Can we stop this? Can we stop with the cliches and tropes around demons? Spoiler warning (feel free to skip to the next paragraph), but I’m sick and tired of movies where a demon with no actual motive other than “he’s a demon” does a bunch of spooky stuff that doesn’t make any sense and then eventually the main heroes find the secret MacGuffin and barely win and everything’s back to normal. Sorry to “ruin” the ending, but if you’ve seen any demon possession movie ever, you know how this one ends already.
I miss slasher villains. Characters like Freddy Krueger, Leatherface, Chucky, and especially Jason Voorhees.

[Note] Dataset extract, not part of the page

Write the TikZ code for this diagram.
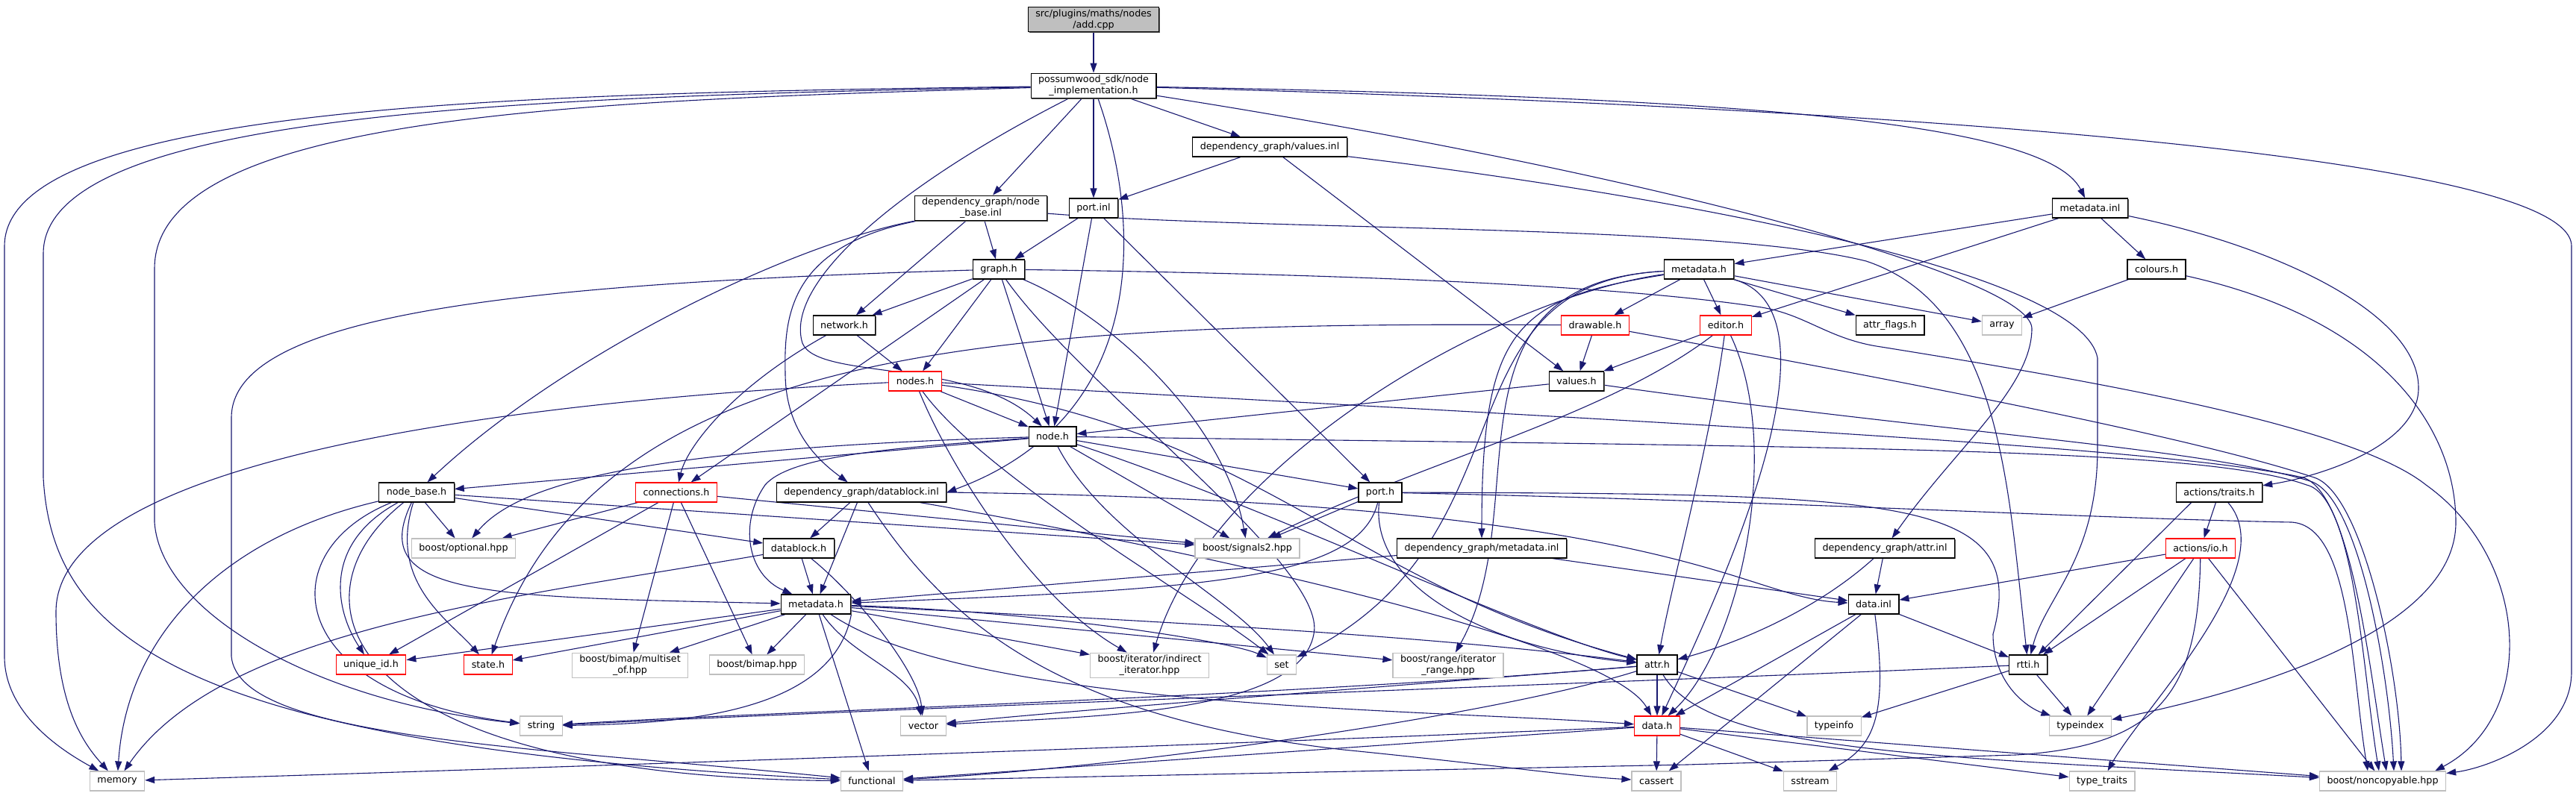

They weren’t exactly Shakespearean, and certainly those movies had problematic portrayals of women, but their antagonists at least had unique personalities and backstories. People remember those characters way more than today’s throw-away demons. What I really miss is classic movie monsters, from Frankenstein to Wolf Man to Godzilla to King Kong to even Tarantula. Those characters, usually without speaking, had complex characterizations that asked us to question societal dynamics and conduct introspection. You get nothing of the sort in Passenger.
It’s not all bad here. Easily the best part of the movie is its dedication to representation. Both of our main protagonists, and the only human characters who play a major role, are ethnically diverse. Jacob Scipio, of Guyanese descent, plays Ty, and Zimbabwean actress Lou Llobell plays Maddie. Their roles are pretty equal, but Llobell seems to exist more in the foreground, making this technically a female-lead film. The minor roles in the movie aren’t super diverse but you will occasionally see diversity throughout the film in other ways.
It goes pretty downhill from there. While admittedly director Andre Ovredal does sneak in some pretty creepy subtleties hidden in the background, and plays with a couple clever ideas (most notably involving a film projector), he also makes some baffling creative decisions. At least one sequence was noticeably shot handheld when it absolutely did not need to be so. Far too many dialogue sequences are edited frantically; every single line of dialogue seems to invite a cut to a different angle. If one is going to do that, I would recommend either lengthening the lines or reducing the cuts. The formula in place here just disorients the viewer, including in scenes not meant to be energetic.